Christine McVie: Songbird: A Solo Collection. Album Review.

Liverpool Sound and Vision Rating 9/10

We must remove the earphones from their fleshy sockets and truly acknowledge the sound of the Songbird whilst we can. To wander in nature and feel the unblemished and resolute call to the early morning sun or the final song of rest as the day comes to its conclusion, is freedom that resonates unflinchingly, the adaption of the songbird’s voice, its pleasure, its pain, the very being that its soul is urging all around the hear, that is the liberty of expression that comes with opening ourselves up to the beauty of the voice.

Christine McVie is a legend of almost unequal standing, a long-term member of one of the most influential groups of all time, Fleetwood Mac, a pioneer within the history of British Blues stalwarts Chicken Shack, a song writer of international repute, and one who lights up the stage with her own deference, with her sheer skill on the keyboards, on piano, and the voice behind one of the most humbling of tracks, the eponymous Songbird, to which her latest release, with Glyn Johns on producing and orchestral arrangement, is the sum of the parts in which the performer has been rightly venerated for.

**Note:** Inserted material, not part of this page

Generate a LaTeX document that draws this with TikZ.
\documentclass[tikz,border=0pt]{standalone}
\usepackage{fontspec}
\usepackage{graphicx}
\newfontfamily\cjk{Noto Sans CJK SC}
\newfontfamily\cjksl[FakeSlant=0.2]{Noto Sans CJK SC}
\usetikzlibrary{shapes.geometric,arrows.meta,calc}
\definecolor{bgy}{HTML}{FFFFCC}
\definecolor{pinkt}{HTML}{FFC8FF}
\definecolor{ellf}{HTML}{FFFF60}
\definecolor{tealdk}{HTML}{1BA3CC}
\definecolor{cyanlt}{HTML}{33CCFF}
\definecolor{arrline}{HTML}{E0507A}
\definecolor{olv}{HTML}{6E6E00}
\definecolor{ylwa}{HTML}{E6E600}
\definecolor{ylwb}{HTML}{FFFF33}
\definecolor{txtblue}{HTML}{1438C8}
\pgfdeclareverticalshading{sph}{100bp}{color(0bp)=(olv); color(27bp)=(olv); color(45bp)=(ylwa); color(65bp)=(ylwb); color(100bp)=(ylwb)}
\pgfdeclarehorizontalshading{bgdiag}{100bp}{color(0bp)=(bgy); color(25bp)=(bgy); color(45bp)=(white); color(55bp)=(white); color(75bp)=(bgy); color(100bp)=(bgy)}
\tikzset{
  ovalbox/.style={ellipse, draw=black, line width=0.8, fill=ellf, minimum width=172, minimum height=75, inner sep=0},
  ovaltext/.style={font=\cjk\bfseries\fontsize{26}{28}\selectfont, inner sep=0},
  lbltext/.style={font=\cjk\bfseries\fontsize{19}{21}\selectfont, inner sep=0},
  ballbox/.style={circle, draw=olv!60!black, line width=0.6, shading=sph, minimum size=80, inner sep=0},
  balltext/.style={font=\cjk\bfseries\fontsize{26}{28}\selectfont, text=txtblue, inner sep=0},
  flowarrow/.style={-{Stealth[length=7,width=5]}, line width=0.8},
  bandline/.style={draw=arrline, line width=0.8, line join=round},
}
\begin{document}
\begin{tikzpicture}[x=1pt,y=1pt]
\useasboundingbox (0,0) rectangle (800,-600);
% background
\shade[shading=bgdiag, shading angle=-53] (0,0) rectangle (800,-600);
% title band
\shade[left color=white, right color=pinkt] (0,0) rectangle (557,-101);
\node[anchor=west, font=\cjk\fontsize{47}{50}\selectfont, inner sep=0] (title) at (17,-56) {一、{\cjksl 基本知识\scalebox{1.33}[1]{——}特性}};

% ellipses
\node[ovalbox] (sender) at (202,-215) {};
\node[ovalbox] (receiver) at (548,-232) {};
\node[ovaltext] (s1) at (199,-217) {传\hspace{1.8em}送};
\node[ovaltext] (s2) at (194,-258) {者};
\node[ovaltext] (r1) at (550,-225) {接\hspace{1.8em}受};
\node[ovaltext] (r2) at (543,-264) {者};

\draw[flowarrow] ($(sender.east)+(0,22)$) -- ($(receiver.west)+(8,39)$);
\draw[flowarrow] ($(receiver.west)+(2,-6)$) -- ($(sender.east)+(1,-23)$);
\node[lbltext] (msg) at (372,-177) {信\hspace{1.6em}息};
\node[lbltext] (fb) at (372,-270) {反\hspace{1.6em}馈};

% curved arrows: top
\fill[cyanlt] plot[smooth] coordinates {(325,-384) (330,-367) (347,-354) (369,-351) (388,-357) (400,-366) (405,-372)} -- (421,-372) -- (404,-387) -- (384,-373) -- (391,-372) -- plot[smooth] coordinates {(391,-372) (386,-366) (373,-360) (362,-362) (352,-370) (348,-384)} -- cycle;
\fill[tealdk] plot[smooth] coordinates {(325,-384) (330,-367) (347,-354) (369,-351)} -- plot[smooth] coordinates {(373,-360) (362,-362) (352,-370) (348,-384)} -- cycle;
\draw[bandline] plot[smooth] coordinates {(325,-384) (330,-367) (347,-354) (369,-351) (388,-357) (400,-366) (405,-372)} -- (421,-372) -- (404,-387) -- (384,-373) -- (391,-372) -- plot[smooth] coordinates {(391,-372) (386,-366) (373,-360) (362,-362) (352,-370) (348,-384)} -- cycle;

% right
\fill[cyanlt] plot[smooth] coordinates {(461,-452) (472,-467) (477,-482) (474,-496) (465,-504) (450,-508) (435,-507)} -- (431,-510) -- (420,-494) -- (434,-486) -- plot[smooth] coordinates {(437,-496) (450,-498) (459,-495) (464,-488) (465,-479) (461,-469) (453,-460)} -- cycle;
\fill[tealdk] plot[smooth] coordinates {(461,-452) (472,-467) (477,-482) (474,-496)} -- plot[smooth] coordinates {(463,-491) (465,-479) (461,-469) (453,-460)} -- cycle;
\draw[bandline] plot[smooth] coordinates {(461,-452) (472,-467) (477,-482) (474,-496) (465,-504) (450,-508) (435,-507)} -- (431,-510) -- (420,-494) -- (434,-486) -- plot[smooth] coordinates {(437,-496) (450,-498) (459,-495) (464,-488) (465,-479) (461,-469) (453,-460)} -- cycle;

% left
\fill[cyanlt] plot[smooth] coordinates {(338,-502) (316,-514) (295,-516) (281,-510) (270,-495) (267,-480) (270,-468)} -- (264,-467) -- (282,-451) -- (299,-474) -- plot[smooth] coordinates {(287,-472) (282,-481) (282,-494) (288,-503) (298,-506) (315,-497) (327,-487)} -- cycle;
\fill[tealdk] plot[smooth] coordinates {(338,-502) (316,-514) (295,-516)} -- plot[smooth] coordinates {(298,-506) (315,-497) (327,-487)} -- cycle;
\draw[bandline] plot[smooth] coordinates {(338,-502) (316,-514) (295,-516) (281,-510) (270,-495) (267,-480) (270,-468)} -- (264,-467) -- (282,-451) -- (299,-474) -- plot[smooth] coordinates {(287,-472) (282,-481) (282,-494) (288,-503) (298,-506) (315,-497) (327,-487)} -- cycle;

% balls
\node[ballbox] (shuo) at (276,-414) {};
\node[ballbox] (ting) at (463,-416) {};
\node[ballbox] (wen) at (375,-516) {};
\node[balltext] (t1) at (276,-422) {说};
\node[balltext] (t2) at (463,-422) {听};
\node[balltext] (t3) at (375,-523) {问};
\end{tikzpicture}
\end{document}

Songbird: A Solo Collection is a memory engrained, but one with a new edge, a temptation of discovery in which the music created by the Birmingham raised musician is given a new and exciting perspective.

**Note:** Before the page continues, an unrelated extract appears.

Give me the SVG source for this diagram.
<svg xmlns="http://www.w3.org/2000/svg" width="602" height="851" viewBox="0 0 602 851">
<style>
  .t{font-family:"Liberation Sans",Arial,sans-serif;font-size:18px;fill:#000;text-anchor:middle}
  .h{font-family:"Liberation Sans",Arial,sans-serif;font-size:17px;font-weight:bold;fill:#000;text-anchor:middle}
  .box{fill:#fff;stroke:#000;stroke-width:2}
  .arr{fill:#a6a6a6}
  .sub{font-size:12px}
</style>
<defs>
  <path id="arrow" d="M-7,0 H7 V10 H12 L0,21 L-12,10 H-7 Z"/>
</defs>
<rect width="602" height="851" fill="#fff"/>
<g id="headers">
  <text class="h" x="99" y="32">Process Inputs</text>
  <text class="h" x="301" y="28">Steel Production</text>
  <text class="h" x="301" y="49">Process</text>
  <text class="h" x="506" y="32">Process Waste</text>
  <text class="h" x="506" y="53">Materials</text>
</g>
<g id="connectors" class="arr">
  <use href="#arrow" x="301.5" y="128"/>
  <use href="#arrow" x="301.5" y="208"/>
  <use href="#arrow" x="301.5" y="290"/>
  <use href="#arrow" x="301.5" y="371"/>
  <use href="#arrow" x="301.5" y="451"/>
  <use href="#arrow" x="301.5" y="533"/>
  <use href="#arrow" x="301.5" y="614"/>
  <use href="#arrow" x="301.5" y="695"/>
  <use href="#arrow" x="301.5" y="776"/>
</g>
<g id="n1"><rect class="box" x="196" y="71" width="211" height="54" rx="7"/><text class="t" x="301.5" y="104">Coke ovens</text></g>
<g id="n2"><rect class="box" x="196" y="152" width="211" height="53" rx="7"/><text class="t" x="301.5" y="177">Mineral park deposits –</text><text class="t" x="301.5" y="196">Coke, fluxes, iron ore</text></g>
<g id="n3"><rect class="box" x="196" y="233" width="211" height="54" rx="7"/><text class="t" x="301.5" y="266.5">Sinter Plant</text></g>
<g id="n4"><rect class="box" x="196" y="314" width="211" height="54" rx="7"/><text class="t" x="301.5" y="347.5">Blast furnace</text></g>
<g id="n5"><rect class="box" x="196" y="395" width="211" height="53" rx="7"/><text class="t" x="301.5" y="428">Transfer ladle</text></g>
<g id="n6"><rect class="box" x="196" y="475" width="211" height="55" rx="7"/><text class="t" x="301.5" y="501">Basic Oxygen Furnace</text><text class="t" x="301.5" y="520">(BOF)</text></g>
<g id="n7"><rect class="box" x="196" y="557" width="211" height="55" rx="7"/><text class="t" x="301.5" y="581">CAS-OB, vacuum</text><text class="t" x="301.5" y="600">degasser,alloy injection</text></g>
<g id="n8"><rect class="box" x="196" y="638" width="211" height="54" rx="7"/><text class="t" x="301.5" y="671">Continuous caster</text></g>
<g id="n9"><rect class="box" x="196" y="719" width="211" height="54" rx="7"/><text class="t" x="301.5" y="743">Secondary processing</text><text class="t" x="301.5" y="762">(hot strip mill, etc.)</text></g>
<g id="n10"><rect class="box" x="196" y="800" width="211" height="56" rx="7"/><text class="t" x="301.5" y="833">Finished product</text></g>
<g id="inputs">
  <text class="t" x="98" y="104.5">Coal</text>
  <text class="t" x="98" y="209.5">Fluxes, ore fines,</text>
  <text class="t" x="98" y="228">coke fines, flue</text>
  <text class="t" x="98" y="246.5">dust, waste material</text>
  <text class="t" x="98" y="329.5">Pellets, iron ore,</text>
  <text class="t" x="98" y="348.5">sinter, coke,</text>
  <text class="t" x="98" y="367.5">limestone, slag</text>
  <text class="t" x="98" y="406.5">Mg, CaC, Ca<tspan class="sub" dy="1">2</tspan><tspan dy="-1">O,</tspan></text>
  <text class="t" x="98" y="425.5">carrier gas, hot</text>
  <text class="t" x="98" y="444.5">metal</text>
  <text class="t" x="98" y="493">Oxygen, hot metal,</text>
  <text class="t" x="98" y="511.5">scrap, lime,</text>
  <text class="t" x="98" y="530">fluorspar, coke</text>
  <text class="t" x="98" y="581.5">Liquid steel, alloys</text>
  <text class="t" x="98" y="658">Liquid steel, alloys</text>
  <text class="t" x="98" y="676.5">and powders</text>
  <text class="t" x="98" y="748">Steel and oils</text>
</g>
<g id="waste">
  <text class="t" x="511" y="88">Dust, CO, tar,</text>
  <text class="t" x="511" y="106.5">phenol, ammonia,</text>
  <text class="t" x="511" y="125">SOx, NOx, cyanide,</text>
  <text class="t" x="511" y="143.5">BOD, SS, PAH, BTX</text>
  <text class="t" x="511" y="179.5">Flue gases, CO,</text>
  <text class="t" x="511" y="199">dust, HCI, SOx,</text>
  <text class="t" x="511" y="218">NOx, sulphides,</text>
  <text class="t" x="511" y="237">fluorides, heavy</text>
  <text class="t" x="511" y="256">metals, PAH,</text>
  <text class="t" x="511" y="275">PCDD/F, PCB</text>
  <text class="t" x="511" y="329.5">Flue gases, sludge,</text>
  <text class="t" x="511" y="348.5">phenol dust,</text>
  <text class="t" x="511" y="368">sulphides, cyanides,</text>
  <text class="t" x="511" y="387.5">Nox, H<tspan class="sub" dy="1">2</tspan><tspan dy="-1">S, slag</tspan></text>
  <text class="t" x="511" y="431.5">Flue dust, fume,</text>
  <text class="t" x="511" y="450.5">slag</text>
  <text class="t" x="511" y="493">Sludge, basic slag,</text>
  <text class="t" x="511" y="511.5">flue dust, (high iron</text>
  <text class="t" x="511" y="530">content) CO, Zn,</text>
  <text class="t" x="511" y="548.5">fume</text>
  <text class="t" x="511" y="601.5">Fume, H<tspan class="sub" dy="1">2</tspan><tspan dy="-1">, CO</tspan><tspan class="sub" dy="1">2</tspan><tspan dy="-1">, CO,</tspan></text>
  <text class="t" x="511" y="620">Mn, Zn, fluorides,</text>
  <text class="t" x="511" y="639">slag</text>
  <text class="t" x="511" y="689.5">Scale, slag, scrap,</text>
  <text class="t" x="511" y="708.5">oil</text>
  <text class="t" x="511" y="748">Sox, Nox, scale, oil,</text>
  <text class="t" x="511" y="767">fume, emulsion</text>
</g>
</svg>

From the initial debut solo release under her maiden name Christine Perfect and through subsequent albums, Songbird: A Solo Collection utilises the passion of her music with Glyn Johns’s immaculate sense of timing and arrangement to create an album which is unique and beautiful.

Across arrangements of songs such as Sweet Revenge, The Challenge, Northern Star, Givin’ It Back, All You Got To Do, and the stirring Songbird from Fleetwood Mac’s Rumours, Christine McVie’s status as one of the most illuminating and emotional writers of the last fifty years is assured.

Songbird: A Solo Collection is an enormous undertaking, one that speaks volumes of both the music legend and the producer in equal terms. To be able to listen to a set of songs that were already thought of as being incredible and witness them taking on new life is an extraordinary feeling, and one that is as near perfect as the listener could ask for.